Aku masih bergeming, sibuk dengan isi kepalaku sendiri. Suara-suara dalam kepalaku langsung bermunculan dan bersahutan tapi aku sudah tidak memiliki tenaga untuk memedulikan mereka. 

"Hampir lima hari kau tidak berbicara padaku atau kepada Ibumu, Nak. Kami resah dengan apa yang menimpa dirimu sekarang," sambung dokter itu ingin menyentuh rambutku tapi urung dilakukannya sampai aku mengizinkan dia. 

"Kau pasti tidak teratur makan, Lizzie. Lihat dirimu begitu kurus sekali," katanya lagi, "kami tidak mau kau sakit, Sayang."

Aku menggeleng lemah mengisyaratkan bahwa aku baik-baik saja walau tanpa makanan meskipun ... asam lambungku sudah merangkak sejak kemarin. Di sisi lain, aku ingin tahu apakah dengan cara ini aku bisa menjemput George di sana dunia sudah tidak bisa memihak padaku lagi.

"Elizabeth ... hidup itu tidak selamanya berada di atas dan tak selamanya berada di bawah, Nak. Aku tahu mungkin ini titik terendah dalam hidupmu tapi ingatlah bahwa Ibu dan Ayahmu tidak menginginkan putri kesayangannya seperti ini," ujar sang dokter begitu keibuan. Dia memang seperti itu dan menganggapku sebagai putrinya sendiri. "Jika kau memiliki masalah, keluarkan apa yang ingin kau katakan pada kami, Sayang.

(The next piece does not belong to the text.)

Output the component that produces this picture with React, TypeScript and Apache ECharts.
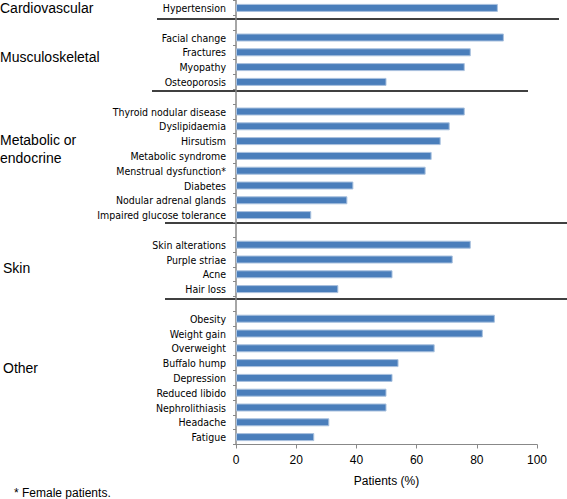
import React, { useEffect, useRef } from "react";
import * as echarts from "echarts";

const cardioCats = ["Hypertension"];
const cardioVals = [87];
const muscCats = ["Facial change", "Fractures", "Myopathy", "Osteoporosis"];
const muscVals = [89, 78, 76, 50];
const metaCats = [
  "Thyroid nodular disease",
  "Dyslipidaemia",
  "Hirsutism",
  "Metabolic syndrome",
  "Menstrual dysfunction*",
  "Diabetes",
  "Nodular adrenal glands",
  "Impaired glucose tolerance",
];
const metaVals = [76, 71, 68, 65, 63, 39, 37, 25];
const skinCats = ["Skin alterations", "Purple striae", "Acne", "Hair loss"];
const skinVals = [78, 72, 52, 34];
const otherCats = [
  "Obesity",
  "Weight gain",
  "Overweight",
  "Buffalo hump",
  "Depression",
  "Reduced libido",
  "Nephrolithiasis",
  "Headache",
  "Fatigue",
];
const otherVals = [86, 82, 66, 54, 52, 50, 50, 31, 26];
const xTicks = [0, 20, 40, 60, 80, 100];

const groups = [
  { cats: cardioCats, vals: cardioVals },
  { cats: muscCats, vals: muscVals },
  { cats: metaCats, vals: metaVals },
  { cats: skinCats, vals: skinVals },
  { cats: otherCats, vals: otherVals },
];

const categories: string[] = [];
const values: (number | null)[] = [];
groups.forEach((g, i) => {
  if (i > 0) {
    categories.push("_gap" + i);
    values.push(null);
  }
  g.cats.forEach((c, j) => {
    categories.push(c);
    values.push(g.vals[j]);
  });
});

const LABEL_FONT = "'DejaVu Sans Condensed', 'Liberation Sans', Arial, sans-serif";
const GROUP_FONT = "'Liberation Sans', Arial, sans-serif";

export default function App() {
  const ref = useRef<HTMLDivElement>(null);
  useEffect(() => {
    if (!ref.current) return;
    const chart = echarts.init(ref.current, null, { renderer: "svg" });
    const sepLine = (y: number, x1: number, x2: number) => ({
      type: "line",
      shape: { x1, y1: y, x2, y2: y },
      style: { stroke: "#000", lineWidth: 1.5 },
      silent: true,
    });
    const groupText = (text: string, x: number, y: number) => ({
      type: "text",
      x,
      y,
      style: {
        text,
        font: `14px ${GROUP_FONT}`,
        fill: "#000",
        textVerticalAlign: "middle",
      },
    });
    chart.setOption({
      animation: false,
      backgroundColor: "#fff",
      grid: { left: 236, right: 30, top: 0.5, bottom: 54.5, containLabel: false },
      xAxis: {
        type: "value",
        min: 0,
        max: 100,
        interval: 20,
        name: "Patients (%)",
        nameLocation: "middle",
        nameGap: 30,
        nameTextStyle: { fontFamily: GROUP_FONT, fontSize: 12, color: "#000" },
        axisLine: { show: true, lineStyle: { color: "#888", width: 1.2 } },
        axisTick: { show: true, length: 4, lineStyle: { color: "#888" } },
        axisLabel: { fontFamily: GROUP_FONT, fontSize: 12, color: "#000", margin: 9 },
        splitLine: { show: false },
      },
      yAxis: {
        type: "category",
        inverse: true,
        data: categories,
        axisLine: { show: true, lineStyle: { color: "#888", width: 1.5 } },
        axisTick: { show: true, length: 3, lineStyle: { color: "#888" } },
        axisLabel: {
          interval: 0,
          fontFamily: LABEL_FONT,
          fontSize: 10.5,
          color: "#000",
          margin: 10,
          formatter: (v: string) => (v.startsWith("_gap") ? "" : v),
        },
      },
      series: [
        {
          type: "bar",
          data: values,
          barWidth: 8,
          itemStyle: {
            color: "#4A7EBB",
            borderColor: "#A9C1DE",
            borderWidth: 1,
          },
        },
      ],
      graphic: [
        sepLine(19, 157, 559),
        sepLine(91, 152, 528),
        sepLine(223, 165, 567),
        sepLine(299, 165, 567),
        groupText("Cardiovascular", 0, 8),
        groupText("Musculoskeletal", 0, 57),
        groupText("Metabolic or", 0, 140),
        groupText("endocrine", 0, 158),
        groupText("Skin", 3, 268),
        groupText("Other", 3, 368),
        {
          type: "text",
          x: 14,
          y: 493,
          style: {
            text: "* Female patients.",
            font: `12px ${GROUP_FONT}`,
            fill: "#000",
            textVerticalAlign: "middle",
          },
        },
      ],
    });
    return () => chart.dispose();
  }, []);
  return <div ref={ref} style={{ width: 567, height: 499, position: "absolute", left: 0, top: 0 }} />;
}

Kami akan membantumu, kami tak kan marah."

Bibirku masih saja bungkam walau otak ini berusaha merangkai sebuah cerita panjang tentang malam itu, tentang teror Billy, dan betapa hancurnya aku sekarang. Tapi ... apakah dengan membagi kisah menyedihkan ini, Andre bisa mengembalikan harga diri dan perasaanku yang telah dihancurkannya? Aku tidak yakin. Dia adalah pembual ulung yang bisa menebar sejuta pesona kepada wanita. Entah wanita mana lagi yang sekarang dia pancing sampai bisa memuaskan hasratnya itu. 

"Jika kau sudah siap menceritakannya, aku akan kembali, oke," putus dokter Margaretha lalu pergi meninggalkan diriku.

Aku hanya bisa mengangguk bagai orang tak punya tujuan hidup tanpa memandang kembali dokter yang dengan sukarela membagi waktunya datang ke sini. Aku membalikkan badan saat dokter Margaretha berada di ujung pintu dan berkata lirih dengan getir, 

"I'm so tired, Doctor. I just wanna die right now."